Then, using quotient identities, we have $$\cot\left(\frac{14\pi}{3}\right) = \frac{\cos\left(\frac{14\pi}{3}\right)}{\sin\left(\frac{14\pi}{3}\right)}$$ $$= \frac{-1/2}{\sqrt{3}/2} = -\frac{1}{2}\cdot-\frac{2}{\sqrt{3}}$$ $$= -\frac{1}{\sqrt{3}} = -\frac{\sqrt{3}}{3}$$

Therefore, our final answers are $\csc\left(\frac{14\pi}{3}\right) = \frac{2\sqrt{3}}{3}$ and $\cot\left(\frac{14\pi}{3}\right)= -\frac{\sqrt{3}}{3}$.









Beyond the Unit Circle...Again

Once again, we can extend our definitions of these trigonometric functions beyond the unit circle using similar triangles, like we did in Section 5.1.

Circular Functions Theorem

Suppose $Q(x,y)$ is the point on the terminal side of an angle $\theta$ (plotted in standard position) which lies on the circle of radius $r$, $x^2+y^2 = r^2$. Then:

  • $\sin(\theta) = \dfrac{y}{r} = \dfrac{y}{\sqrt{x^2+y^2}}$


  • $\cos(\theta)= \dfrac{x}{r} = \dfrac{x}{\sqrt{x^2+y^2}}$


  • $\tan(\theta) = \dfrac{y}{x}$, provided $x \neq 0$.


  • $\sec(\theta) = \dfrac{r}{x} = \dfrac{\sqrt{x^2+y^2}}{x}$, provided $x \neq 0$.


  • $\csc(\theta) = \dfrac{r}{y} = \dfrac{\sqrt{x^2+y^2}}{y}$, provided $y \neq 0$.


  • $\cot(\theta) = \dfrac{x}{y}$, provided $y \neq 0$.



Suppose the terminal side of $\theta$, when plotted in standard position, contains the point $Q(3,4)$. Find the values of the six circular functions of $\theta$.


Since $x = 3$ and $y=4$, from $x^2+y^2 = r^2$, $(3)^2+(4)^2 = r^2$ so $r^2 = 25$, or $r = 5$. Our Circular Functions Theorem tells us $\sin(\theta) = \frac{4}{5}$, $\cos(\theta) = \frac{3}{5}$, $\tan(\theta) = \frac{4}{3}$, $\sec(\theta) = \frac{5}{3}$, $\csc(\theta) = \frac{5}{4}$, and $\cot(\theta) = \frac{3}{4}$.

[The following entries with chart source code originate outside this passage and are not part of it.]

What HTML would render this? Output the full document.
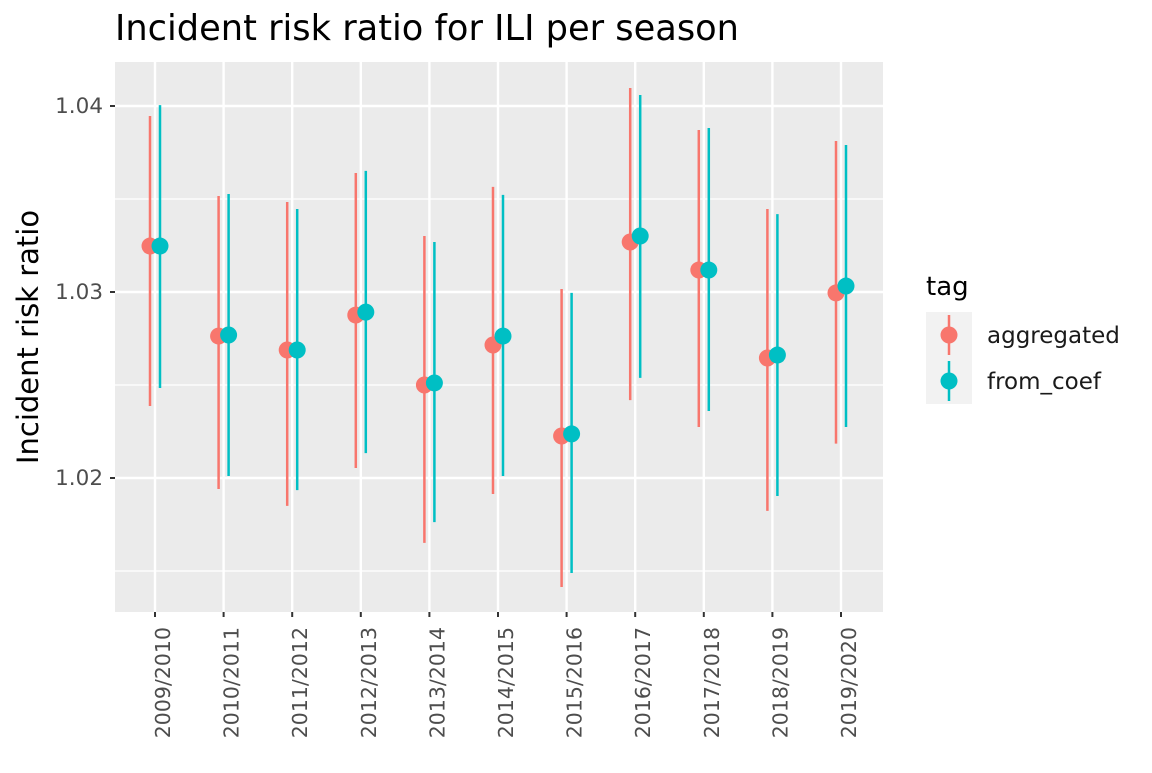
<!DOCTYPE html>
<html><head><meta charset="utf-8"><style>
body{margin:0;background:#fff;}
svg text{font-family:"DejaVu Sans","Liberation Sans",sans-serif;}
</style></head><body>
<svg id="c" width="1152" height="768" xmlns="http://www.w3.org/2000/svg">
<text x="115" y="40" font-size="35.2" fill="#000">Incident risk ratio for ILI per season</text>
<rect x="115" y="62" width="768" height="550" fill="#EBEBEB"/>
<g id="grid"></g><g id="marks"></g><g id="axes"></g>
<text transform="translate(38,337) rotate(-90)" text-anchor="middle" font-size="29" fill="#000">Incident risk ratio</text>
<g>
<text x="926" y="295" font-size="26" fill="#000">tag</text>
<rect x="926" y="312" width="46" height="92" fill="#F2F2F2"/>
<g><line x1="949" y1="315" x2="949" y2="355" stroke="#F8766D" stroke-width="2.5"/><circle cx="949" cy="335" r="8.5" fill="#F8766D"/><text x="987" y="343" font-size="23" fill="#1a1a1a">aggregated</text></g>
<g><line x1="949" y1="361" x2="949" y2="401" stroke="#00BFC4" stroke-width="2.5"/><circle cx="949" cy="381" r="8.5" fill="#00BFC4"/><text x="987" y="389" font-size="23" fill="#1a1a1a">from_coef</text></g>
</g>
</svg>
<script>
const categories=["2009/2010","2010/2011","2011/2012","2012/2013","2013/2014","2014/2015","2015/2016","2016/2017","2017/2018","2018/2019","2019/2020"];
const aggEst=[1.03247,1.02763,1.02688,1.02876,1.0250,1.02715,1.02226,1.03269,1.03118,1.02645,1.02995];
const aggHi=[1.03946,1.03516,1.03484,1.0364,1.03301,1.03565,1.03016,1.04097,1.03871,1.03446,1.03812];
const aggLo=[1.02387,1.01941,1.0185,1.02054,1.01651,1.01914,1.01414,1.02419,1.02274,1.01823,1.02185];
const coefEst=[1.03247,1.02769,1.02688,1.02892,1.02511,1.02763,1.02237,1.03301,1.03118,1.02661,1.03032];
const coefHi=[1.04005,1.03527,1.03446,1.03651,1.03269,1.03522,1.02995,1.04059,1.03882,1.03419,1.0379];
const coefLo=[1.02484,1.02011,1.01935,1.02134,1.01763,1.02011,1.01489,1.02538,1.0236,1.01903,1.02274];
const yTicks=[1.02,1.03,1.04];
const yMinor=[1.015,1.025,1.035];
const NS="http://www.w3.org/2000/svg";
const y=v=>292-(v-1.03)*18600;
const x=i=>155+i*68.6;
function mk(tag,attrs,parent){const e=document.createElementNS(NS,tag);for(const k in attrs)e.setAttribute(k,attrs[k]);document.getElementById(parent).appendChild(e);return e;}
yMinor.forEach(v=>{const l=mk('line',{x1:115,x2:883,y1:y(v),y2:y(v),stroke:'#fff','stroke-width':1.2},'grid');

});
yTicks.forEach(v=>{const l=mk('line',{x1:115,x2:883,y1:y(v),y2:y(v),stroke:'#fff','stroke-width':2.4},'grid');


const t=mk('line',{x1:110,x2:115,y1:y(v),y2:y(v),stroke:'#333','stroke-width':2},'axes');


const tx=mk('text',{x:103,y:y(v)+7,'text-anchor':'end','font-size':21.5,fill:'#4d4d4d'},'axes');tx.textContent=v.toFixed(2);

});
categories.forEach((c,i)=>{const l=mk('line',{x1:x(i),x2:x(i),y1:62,y2:612,stroke:'#fff','stroke-width':2.4},'grid');


const t=mk('line',{x1:x(i),x2:x(i),y1:612,y2:617,stroke:'#333','stroke-width':2},'axes');


const tx=mk('text',{transform:`translate(${x(i)+15},627) rotate(-90)`,'text-anchor':'end','font-size':20.5,fill:'#4d4d4d'},'axes');tx.textContent=c;

});
function series(est,lo,hi,off,col,name){est.forEach((v,i)=>{const cx=x(i)+off;
const l=mk('line',{x1:cx,x2:cx,y1:y(hi[i]),y2:y(lo[i]),stroke:col,'stroke-width':2.5},'marks');


const p=mk('circle',{cx:cx,cy:y(v),r:8.5,fill:col},'marks');

});}
series(aggEst,aggLo,aggHi,-5,'#F8766D','aggregated');
series(coefEst,coefLo,coefHi,5,'#00BFC4','from-coef');
</script>
</body></html>
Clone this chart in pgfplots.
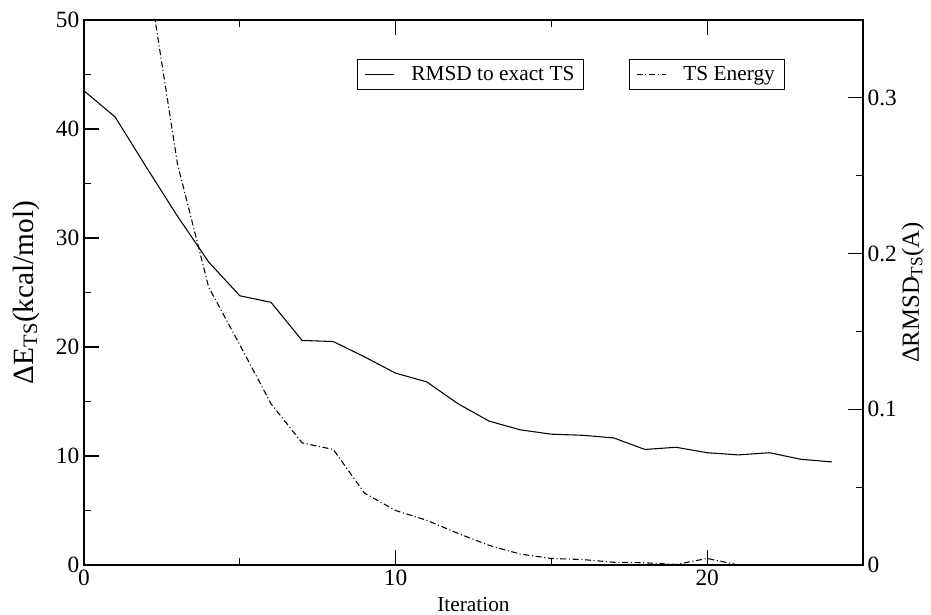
\documentclass[border=0pt]{standalone}
\usepackage{fontspec}
\setmainfont{Liberation Serif}
\usepackage{pgfplots}
\pgfplotsset{compat=1.18}

\begin{document}
\begin{tikzpicture}
\pgfplotsset{
  every axis/.append style={
    scale only axis,
    width=584.25pt, height=408.75pt,
    xmin=0, xmax=25,
    tick align=inside,
    major tick length=11pt,
    minor tick length=5.5pt,
    every tick/.style={black, line width=0.9pt},
    axis line style={line width=1.2pt},
    tick label style={font=\fontsize{17.5}{20}\selectfont},
    /pgf/number format/assume math mode=true,
    legend image code/.code={\draw[#1] (0pt,0pt) -- (22pt,0pt);
                             \path[draw=none] (22pt,0pt) -- (33pt,0pt);},
    legend style={draw=black, line width=0.8pt, fill=white,
                  font=\fontsize{16}{19}\selectfont,
                  inner xsep=5pt, inner ysep=3pt, anchor=north west},
  }
}
% left axis: TS energy in kcal/mol
\begin{axis}[
  name=ax,
  ymin=0, ymax=50,
  xtick={0,10,20}, minor xtick={5,15},
  ytick={0,10,20,30,40,50}, minor ytick={5,15,25,35,45},
  ytick pos=left, xtick pos=both,
  xlabel={Iteration},
  xlabel style={font=\fontsize{16}{19}\selectfont,
                at={(axis description cs:0.5,-0.073)}, anchor=center},
  ylabel={ΔE\textsubscript{TS}(kcal/mol)},
  ylabel style={font=\fontsize{22}{26}\selectfont,
                at={(axis description cs:-0.0745,0.5)}, anchor=center},
  legend style={at={(0.6996,0.928)}},
]
\addplot[black, line width=0.8pt, dash pattern=on 4.5pt off 2pt on 0.8pt off 2pt]
  coordinates {(2,55.2)(3,36.8)(4,25.5)(5,20.2)(6,14.8)(7,11.2)(8,10.6)
               (9,6.6)(10,5.0)(11,4.1)(12,2.9)(13,1.8)(14,1.0)(15,0.6)
               (16,0.5)(17,0.25)(18,0.2)(19,0.05)(20,0.6)(21,0.0)};
\legend{TS Energy}
\end{axis}
% right axis: RMSD
\begin{axis}[
  ymin=0, ymax=0.35,
  axis y line*=right, axis x line=none,
  ytick={0,0.1,0.2,0.3}, minor ytick={0.05,0.15,0.25},
  ylabel={ΔRMSD\textsubscript{TS}(A)},
  ylabel style={font=\fontsize{18.5}{22}\selectfont,
                at={(axis description cs:1.064,0.5)}, anchor=center},
  legend style={at={(0.3505,0.928)}},
]
\addplot[black, line width=0.8pt]
  coordinates {(0,0.3045)(1,0.2877)(2,0.2555)(3,0.224)(4,0.1946)(5,0.1729)
               (6,0.1687)(7,0.1442)(8,0.1435)(9,0.1337)(10,0.1232)(11,0.1176)
               (12,0.1036)(13,0.0924)(14,0.0868)(15,0.084)(16,0.0833)(17,0.0816)
               (18,0.0742)(19,0.0756)(20,0.0721)(21,0.0707)(22,0.0721)(23,0.0679)
               (24,0.0662)};
\legend{RMSD to exact TS}
\end{axis}
\pgfresetboundingbox
\path[use as bounding box] ([shift={(-63pt,-37.5pt)}]ax.south west)
  rectangle ([shift={(51pt,15pt)}]ax.north east);
\end{tikzpicture}
\end{document}
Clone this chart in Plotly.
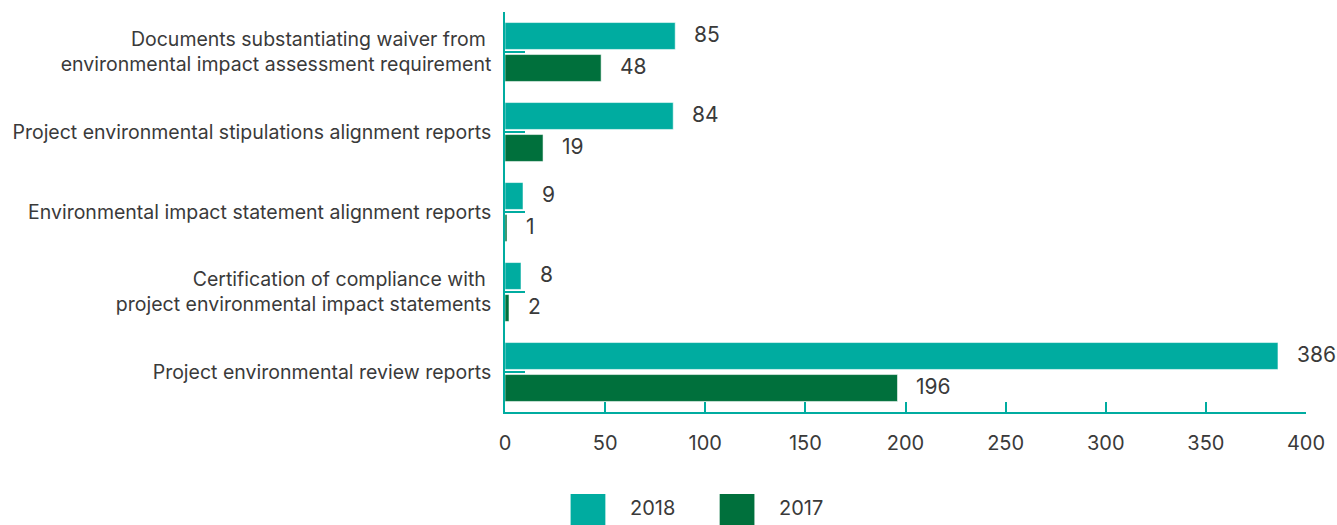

Suppose $\theta$ is a Quadrant IV angle with $\cot(\theta) = -4$. Find the values of the five remaining circular functions of $\theta$.

In order to use Circular Functions Theorem, we need to find a point $Q(x,y)$ which lies on the terminal side of $\theta$, when $\theta$ is plotted in standard position.


We have that $\cot(\theta) = -4 = \frac{x}{y}$. Since $\theta$ is a Quadrant IV angle, we also know $x\gt 0$ and $y \lt 0$. Rewriting $-4 = \frac{4}{-1}$, we choose\footnote{We could have just as easily chosen $x=8$ and $y=-2$ - just so long as $x \gt 0$, $y\lt 0$ and $\frac{x}{y} = -4$.} $x = 4$ and $y = -1$ so that $r = \sqrt{x^2+y^2} = \sqrt{(4)^2 + (-1)^2} = \sqrt{17}$.


Applying Circular Functions Theorem, we find $\sin(\theta) =- \frac{1}{\sqrt{17}} = -\frac{\sqrt{17}}{17}$, $\cos(\theta) = \frac{4}{\sqrt{17}} = \frac{4 \sqrt{17}}{17}$, $\tan(\theta) = -\frac{1}{4}$, $\sec(\theta) = \frac{\sqrt{17}}{4}$, and $\csc(\theta) = - \sqrt{17}$.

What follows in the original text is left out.